SurfSense/surfsense_backend/tests/fixtures/sample.txt

SurfSense Document Upload Test

This is a sample text document used for end-to-end testing of the manual document
upload pipeline in SurfSense. The document contains multiple paragraphs to ensure
that the chunking system has enough content to work with.

Artificial Intelligence and Machine Learning

Artificial intelligence (AI) is a broad field of computer science concerned with
building smart machines capable of performing tasks that typically require human
intelligence. Machine learning is a subset of AI that enables systems to learn and
improve from experience without being explicitly programmed.

Natural Language Processing

Natural language processing (NLP) is a subfield of linguistics, computer science,
and artificial intelligence concerned with the interactions between computers and
human language.
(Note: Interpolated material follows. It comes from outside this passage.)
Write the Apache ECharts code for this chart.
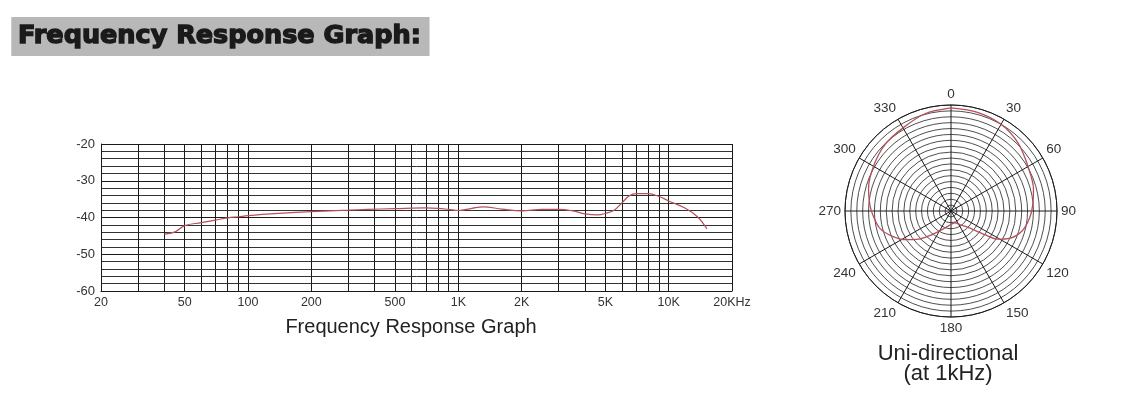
<!DOCTYPE html>
<html>
<head>
<meta charset="utf-8">
<script src="https://cdn.jsdelivr.net/npm/echarts@6/dist/echarts.min.js"></script>
<style>
html,body{margin:0;padding:0;background:#fff;}
#chart{width:1125px;height:408px;}
</style>
</head>
<body>
<div id="chart"></div>
<script>
// ---- Frequency response data ----
const freqHz = [40, 45, 50, 60, 70, 80, 90, 100, 140, 200, 300, 370, 500, 700, 800, 900, 1000, 1160, 1310, 1610, 2000, 2500, 3000, 3500, 4000, 4600, 5000, 5500, 6000, 6500, 7000, 8000, 9000, 10000, 12000, 13700, 15200];
const responseDb = [-44.5, -43.9, -42.2, -41.4, -40.7, -40.1, -39.8, -39.5, -38.9, -38.4, -38.0, -37.8, -37.6, -37.4, -37.5, -37.8, -38.1, -37.5, -37.1, -37.7, -38.2, -37.8, -37.8, -38.2, -39.0, -39.3, -38.9, -38.0, -36.0, -34.1, -33.5, -33.5, -34.3, -35.5, -37.5, -39.8, -43.1];

// axis ticks / labels
const freqLabelValues = [20, 50, 100, 200, 500, 1000, 2000, 5000, 10000, 20000];
const freqLabelText = ['20', '50', '100', '200', '500', '1K', '2K', '5K', '10K', '20KHz'];
const freqGridValues = [20, 30, 40, 50, 60, 70, 80, 90, 100, 200, 300, 400, 500, 600, 700, 800, 900, 1000, 2000, 3000, 4000, 5000, 6000, 7000, 8000, 9000, 10000, 20000];
const dbMin = -60, dbMax = -20;

// ---- Polar pattern data (at 1kHz) ----
const polarAngle = [0, 15, 30, 45, 60, 75, 86, 95, 106, 115, 121, 125, 134, 145, 162, 180, 203, 219, 229, 238, 247, 256, 266, 274, 285, 300, 315, 330, 345, 360];
const polarLevel = [17.5, 17.35, 17.0, 16.2, 15.1, 14.5, 13.9, 13.4, 12.5, 11.0, 9.3, 7.0, 4.0, 2.9, 2.1, 2.3, 3.3, 5.2, 7.3, 9.2, 10.9, 12.4, 13.2, 13.8, 14.5, 15.2, 15.9, 16.3, 17.1, 17.5];
const polarRings = 18;

const lg = v => Math.log10(v);
const labelMap = {};
freqLabelValues.forEach((f, i) => { labelMap[f] = freqLabelText[i]; });

const chart = echarts.init(document.getElementById('chart'));
const lineColor = '#b4505c';
const gridColor = '#1a1a1a';

chart.setOption({
  animation: false,
  backgroundColor: '#ffffff',
  title: [
    {
      text: 'Frequency Response Graph:',
      left: 12, top: 17,
      padding: [5, 8, 5, 6],
      backgroundColor: '#b8b8b8',
      textStyle: {
        fontFamily: 'DejaVu Sans', fontWeight: 'bold', fontSize: 25.5, lineHeight: 29,
        color: '#1a1a1a', textBorderColor: '#1a1a1a', textBorderWidth: 1.4
      }
    },
    {
      text: 'Frequency Response Graph',
      left: 411, top: 317, textAlign: 'center', padding: 0,
      textStyle: { fontFamily: 'Liberation Sans', fontWeight: 'normal', fontSize: 20, color: '#222' }
    },
    {
      text: 'Uni-directional\n(at 1kHz)',
      left: 948, top: 344, textAlign: 'center', padding: 0,
      textStyle: { fontFamily: 'Liberation Sans', fontWeight: 'normal', fontSize: 22, lineHeight: 20, color: '#222' }
    }
  ],
  grid: { left: 101, right: 393, top: 144, bottom: 117, containLabel: false },
  xAxis: {
    type: 'value',
    min: lg(20), max: lg(20000),
    axisLine: { show: true, lineStyle: { color: gridColor, width: 1 } },
    axisTick: { show: false, customValues: freqGridValues.map(lg) },
    axisLabel: {
      customValues: freqLabelValues.map(lg),
      formatter: v => labelMap[Math.round(Math.pow(10, v))] || '',
      fontFamily: 'Liberation Sans', fontSize: 12.5, color: '#333', margin: 5
    },
    splitLine: { show: true, lineStyle: { color: gridColor, width: 1 } }
  },
  yAxis: {
    type: 'value',
    min: dbMin, max: dbMax, interval: 10,
    axisLine: { show: true, lineStyle: { color: gridColor, width: 1 } },
    axisTick: { show: false },
    axisLabel: { fontFamily: 'Liberation Sans', fontSize: 13, color: '#333', margin: 6 },
    splitLine: { show: true, lineStyle: { color: gridColor, width: 1 } },
    minorTick: { show: false, splitNumber: 5 },
    minorSplitLine: { show: true, lineStyle: { color: '#333', width: 1 } }
  },
  polar: { center: [951, 211], radius: 106 },
  angleAxis: {
    type: 'value', min: 0, max: 360, interval: 30, startAngle: 90, clockwise: true,
    axisLine: { show: true, lineStyle: { color: gridColor, width: 1 } },
    axisTick: { show: false },
    axisLabel: { fontFamily: 'Liberation Sans', fontSize: 13.5, color: '#333', margin: 4 },
    splitLine: { show: true, lineStyle: { color: gridColor, width: 1 } }
  },
  radiusAxis: {
    type: 'value', min: 0, max: polarRings, interval: 1,
    axisLine: { show: false }, axisTick: { show: false }, axisLabel: { show: false },
    splitLine: { show: true, lineStyle: { color: '#222', width: 0.8 } }
  },
  series: [
    {
      type: 'line',
      xAxisIndex: 0, yAxisIndex: 0,
      data: freqHz.map((f, i) => [lg(f), responseDb[i]]),
      smooth: 0.4, showSymbol: false, symbol: 'none',
      lineStyle: { color: lineColor, width: 1.2 },
      z: 5
    },
    {
      type: 'line',
      coordinateSystem: 'polar',
      data: polarAngle.map((a, i) => [polarLevel[i], a]),
      smooth: 0.3, showSymbol: false, symbol: 'none',
      lineStyle: { color: lineColor, width: 1.3 },
      z: 5
    }
  ]
});
</script>
</body>
</html>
Key applications include machine translation, sentiment analysis,
text summarization, and question answering systems.

Vector Databases and Semantic Search

Vector databases store data as high-dimensional vectors, enabling efficient
similarity search operations. When combined with embedding models, they power
semantic search systems that understand the meaning behind queries rather than
relying on exact keyword matches. This technology is fundamental to modern
retrieval-augmented generation (RAG) systems.

Document Processing Pipelines

Modern document processing pipelines involve several stages: extraction, transformation,
chunking, embedding generation, and storage. Each stage plays a critical role in
converting raw documents into searchable, structured knowledge that can be retrieved
and used by AI systems for accurate information retrieval and generation.